Review: It's You Who Won't Forget "The Elephant in the Room"
The Elephant in the Room
Written and performed by Priyanka Shetty
Directed by Theresa M. Davis
Presented by A Passion for Language at at 59E59 Theaters
59 E. 59th St., Manhattan, NYC
July 15-24, 2022
Priyanka Shetty, Image courtesy A Passion for Language. |
Priyanka Shetty, Image courtesy A Passion for Language. |
The play begins with Shetty receiving an anonymous package at the theater where she is waiting to perform, a package that will later be meaningfully recontextualized to show complexities and blurriness of boundaries when it comes to identity. (The fact that the play she is performing is The Elephant in the Room adds a dash of Charlie Kaufman-esque metatextuality: presumably, at the end, the diegetic Shetty goes on to perform the play we have just seen in a sort of infinite theatrical inception.) She recalls memories of growing up in India, and recounts imaginings, one day to be disappointed, of the U.S. as a friendly, bikini-filled land of opportunity. With encouragement from one quarter and active resistance from others, including because of her gender, Shetty changes career paths and eventually continents. In the U.S., she must deal not only with the rejection and supporting roles through which many aspiring actors must persevere but also with those, including where she should be most supported, who are confused by or hostile to her "Otherness," all while trying not to lose parts of herself and not to just, as a certain band puts it, "do what they told ya."
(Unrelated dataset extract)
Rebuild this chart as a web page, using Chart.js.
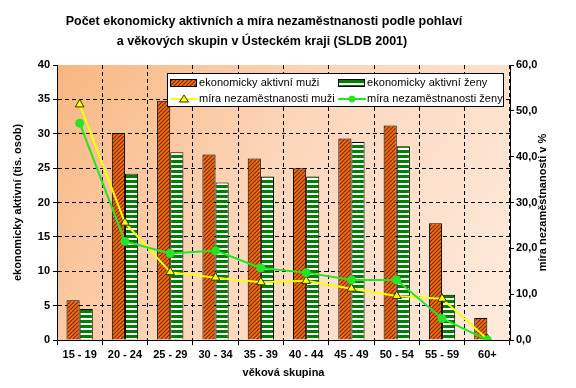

The title of the show, as is probably obvious, holds more than one metaphorical meaning, but there is also a literal wooden elephant in the room, which travels with Shetty and which has its own symbolic value. Tarot cards and the ticking of a clock that is the one object that she still possesses from her childhood in India (and which thus has seen it all) help to mark structural and thematic divisions, as do effective lighting, sound, and costume design by Julie Briski, Heather Mease, Katherine Stefl, respectively. Shetty is a dynamic performer, vividly evoking other characters, major and minor, in her narrative, and using space and physicality for maximum immersive effect. Humor pervades the show, and Shetty deftly interweaves Elephant's comedic strain with its moments of loss, struggle, questioning, and resistance. In this case, you actually should do what they tell you: go see The Elephant in the Room.